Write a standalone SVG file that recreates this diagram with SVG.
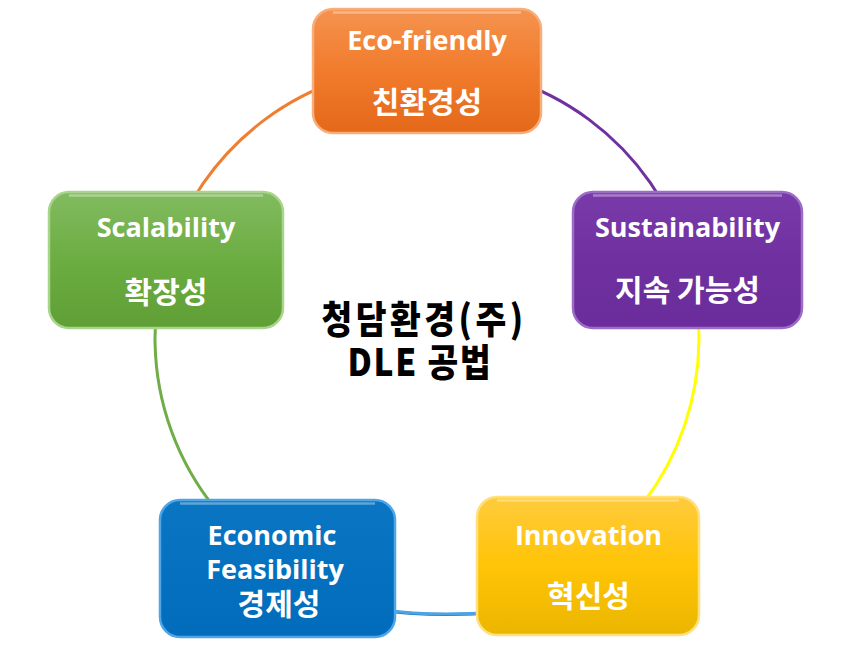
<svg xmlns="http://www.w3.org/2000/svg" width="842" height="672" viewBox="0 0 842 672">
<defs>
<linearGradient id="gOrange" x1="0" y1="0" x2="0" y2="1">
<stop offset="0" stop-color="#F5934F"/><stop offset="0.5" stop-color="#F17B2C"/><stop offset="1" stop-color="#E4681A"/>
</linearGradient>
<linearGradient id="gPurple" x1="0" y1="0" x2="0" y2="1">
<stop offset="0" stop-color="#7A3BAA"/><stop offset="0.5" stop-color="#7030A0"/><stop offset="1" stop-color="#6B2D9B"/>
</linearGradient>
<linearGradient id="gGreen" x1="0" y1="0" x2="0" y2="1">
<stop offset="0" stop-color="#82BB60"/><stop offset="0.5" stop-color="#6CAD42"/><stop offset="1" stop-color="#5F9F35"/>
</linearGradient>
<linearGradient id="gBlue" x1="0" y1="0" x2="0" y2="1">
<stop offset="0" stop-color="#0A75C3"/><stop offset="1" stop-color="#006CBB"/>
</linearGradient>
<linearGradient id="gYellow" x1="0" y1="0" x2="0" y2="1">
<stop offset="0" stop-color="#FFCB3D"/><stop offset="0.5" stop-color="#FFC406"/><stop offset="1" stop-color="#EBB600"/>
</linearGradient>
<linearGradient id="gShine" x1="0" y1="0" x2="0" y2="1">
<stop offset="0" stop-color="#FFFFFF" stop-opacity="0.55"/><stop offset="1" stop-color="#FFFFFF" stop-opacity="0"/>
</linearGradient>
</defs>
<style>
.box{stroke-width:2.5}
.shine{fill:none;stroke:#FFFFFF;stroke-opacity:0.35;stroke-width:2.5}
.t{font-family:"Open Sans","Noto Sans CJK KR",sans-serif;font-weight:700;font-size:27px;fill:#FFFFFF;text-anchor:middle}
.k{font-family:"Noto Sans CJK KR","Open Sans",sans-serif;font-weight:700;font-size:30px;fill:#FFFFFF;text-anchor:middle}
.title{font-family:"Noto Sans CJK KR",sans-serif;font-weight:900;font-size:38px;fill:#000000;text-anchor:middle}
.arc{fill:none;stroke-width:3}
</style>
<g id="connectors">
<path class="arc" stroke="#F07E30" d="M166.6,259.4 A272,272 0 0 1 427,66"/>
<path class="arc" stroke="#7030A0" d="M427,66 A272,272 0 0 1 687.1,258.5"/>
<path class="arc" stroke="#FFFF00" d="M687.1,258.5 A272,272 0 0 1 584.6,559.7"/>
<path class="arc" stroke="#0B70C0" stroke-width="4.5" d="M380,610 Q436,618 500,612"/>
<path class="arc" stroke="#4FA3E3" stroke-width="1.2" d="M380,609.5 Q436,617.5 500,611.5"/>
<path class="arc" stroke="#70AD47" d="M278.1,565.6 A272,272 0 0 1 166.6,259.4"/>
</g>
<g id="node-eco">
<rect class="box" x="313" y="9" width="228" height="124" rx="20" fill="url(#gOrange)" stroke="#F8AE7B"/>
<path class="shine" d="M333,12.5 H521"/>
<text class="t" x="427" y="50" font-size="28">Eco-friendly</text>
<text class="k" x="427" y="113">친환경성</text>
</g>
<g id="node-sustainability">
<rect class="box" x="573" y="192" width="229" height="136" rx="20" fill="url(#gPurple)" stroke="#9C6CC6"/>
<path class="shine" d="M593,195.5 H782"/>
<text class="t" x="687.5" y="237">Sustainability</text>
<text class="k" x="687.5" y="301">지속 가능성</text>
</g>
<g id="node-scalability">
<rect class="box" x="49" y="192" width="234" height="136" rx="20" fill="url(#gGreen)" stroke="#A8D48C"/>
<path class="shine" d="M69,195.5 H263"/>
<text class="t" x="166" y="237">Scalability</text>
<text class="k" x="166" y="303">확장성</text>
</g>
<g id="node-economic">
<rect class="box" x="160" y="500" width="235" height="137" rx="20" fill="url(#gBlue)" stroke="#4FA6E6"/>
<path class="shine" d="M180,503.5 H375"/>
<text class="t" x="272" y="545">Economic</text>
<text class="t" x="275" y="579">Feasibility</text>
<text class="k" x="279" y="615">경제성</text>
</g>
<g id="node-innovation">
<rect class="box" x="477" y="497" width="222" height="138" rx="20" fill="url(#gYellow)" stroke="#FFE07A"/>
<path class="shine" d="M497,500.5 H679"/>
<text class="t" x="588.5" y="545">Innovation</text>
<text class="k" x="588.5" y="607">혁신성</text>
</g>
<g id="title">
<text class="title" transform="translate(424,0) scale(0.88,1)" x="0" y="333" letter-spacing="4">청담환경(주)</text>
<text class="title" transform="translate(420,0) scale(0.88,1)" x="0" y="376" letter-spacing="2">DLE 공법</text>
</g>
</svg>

• [Aim]
Leaving out the pictures, repeat the data above exactly.

• [Response to this exercise]
Write a standalone SVG file that recreates this diagram with SVG.
<svg xmlns="http://www.w3.org/2000/svg" width="842" height="672" viewBox="0 0 842 672">
<defs>
<linearGradient id="gOrange" x1="0" y1="0" x2="0" y2="1">
<stop offset="0" stop-color="#F5934F"/><stop offset="0.5" stop-color="#F17B2C"/><stop offset="1" stop-color="#E4681A"/>
</linearGradient>
<linearGradient id="gPurple" x1="0" y1="0" x2="0" y2="1">
<stop offset="0" stop-color="#7A3BAA"/><stop offset="0.5" stop-color="#7030A0"/><stop offset="1" stop-color="#6B2D9B"/>
</linearGradient>
<linearGradient id="gGreen" x1="0" y1="0" x2="0" y2="1">
<stop offset="0" stop-color="#82BB60"/><stop offset="0.5" stop-color="#6CAD42"/><stop offset="1" stop-color="#5F9F35"/>
</linearGradient>
<linearGradient id="gBlue" x1="0" y1="0" x2="0" y2="1">
<stop offset="0" stop-color="#0A75C3"/><stop offset="1" stop-color="#006CBB"/>
</linearGradient>
<linearGradient id="gYellow" x1="0" y1="0" x2="0" y2="1">
<stop offset="0" stop-color="#FFCB3D"/><stop offset="0.5" stop-color="#FFC406"/><stop offset="1" stop-color="#EBB600"/>
</linearGradient>
<linearGradient id="gShine" x1="0" y1="0" x2="0" y2="1">
<stop offset="0" stop-color="#FFFFFF" stop-opacity="0.55"/><stop offset="1" stop-color="#FFFFFF" stop-opacity="0"/>
</linearGradient>
</defs>
<style>
.box{stroke-width:2.5}
.shine{fill:none;stroke:#FFFFFF;stroke-opacity:0.35;stroke-width:2.5}
.t{font-family:"Open Sans","Noto Sans CJK KR",sans-serif;font-weight:700;font-size:27px;fill:#FFFFFF;text-anchor:middle}
.k{font-family:"Noto Sans CJK KR","Open Sans",sans-serif;font-weight:700;font-size:30px;fill:#FFFFFF;text-anchor:middle}
.title{font-family:"Noto Sans CJK KR",sans-serif;font-weight:900;font-size:38px;fill:#000000;text-anchor:middle}
.arc{fill:none;stroke-width:3}
</style>
<g id="connectors">
<path class="arc" stroke="#F07E30" d="M166.6,259.4 A272,272 0 0 1 427,66"/>
<path class="arc" stroke="#7030A0" d="M427,66 A272,272 0 0 1 687.1,258.5"/>
<path class="arc" stroke="#FFFF00" d="M687.1,258.5 A272,272 0 0 1 584.6,559.7"/>
<path class="arc" stroke="#0B70C0" stroke-width="4.5" d="M380,610 Q436,618 500,612"/>
<path class="arc" stroke="#4FA3E3" stroke-width="1.2" d="M380,609.5 Q436,617.5 500,611.5"/>
<path class="arc" stroke="#70AD47" d="M278.1,565.6 A272,272 0 0 1 166.6,259.4"/>
</g>
<g id="node-eco">
<rect class="box" x="313" y="9" width="228" height="124" rx="20" fill="url(#gOrange)" stroke="#F8AE7B"/>
<path class="shine" d="M333,12.5 H521"/>
<text class="t" x="427" y="50" font-size="28">Eco-friendly</text>
<text class="k" x="427" y="113">친환경성</text>
</g>
<g id="node-sustainability">
<rect class="box" x="573" y="192" width="229" height="136" rx="20" fill="url(#gPurple)" stroke="#9C6CC6"/>
<path class="shine" d="M593,195.5 H782"/>
<text class="t" x="687.5" y="237">Sustainability</text>
<text class="k" x="687.5" y="301">지속 가능성</text>
</g>
<g id="node-scalability">
<rect class="box" x="49" y="192" width="234" height="136" rx="20" fill="url(#gGreen)" stroke="#A8D48C"/>
<path class="shine" d="M69,195.5 H263"/>
<text class="t" x="166" y="237">Scalability</text>
<text class="k" x="166" y="303">확장성</text>
</g>
<g id="node-economic">
<rect class="box" x="160" y="500" width="235" height="137" rx="20" fill="url(#gBlue)" stroke="#4FA6E6"/>
<path class="shine" d="M180,503.5 H375"/>
<text class="t" x="272" y="545">Economic</text>
<text class="t" x="275" y="579">Feasibility</text>
<text class="k" x="279" y="615">경제성</text>
</g>
<g id="node-innovation">
<rect class="box" x="477" y="497" width="222" height="138" rx="20" fill="url(#gYellow)" stroke="#FFE07A"/>
<path class="shine" d="M497,500.5 H679"/>
<text class="t" x="588.5" y="545">Innovation</text>
<text class="k" x="588.5" y="607">혁신성</text>
</g>
<g id="title">
<text class="title" transform="translate(424,0) scale(0.88,1)" x="0" y="333" letter-spacing="4">청담환경(주)</text>
<text class="title" transform="translate(420,0) scale(0.88,1)" x="0" y="376" letter-spacing="2">DLE 공법</text>
</g>
</svg>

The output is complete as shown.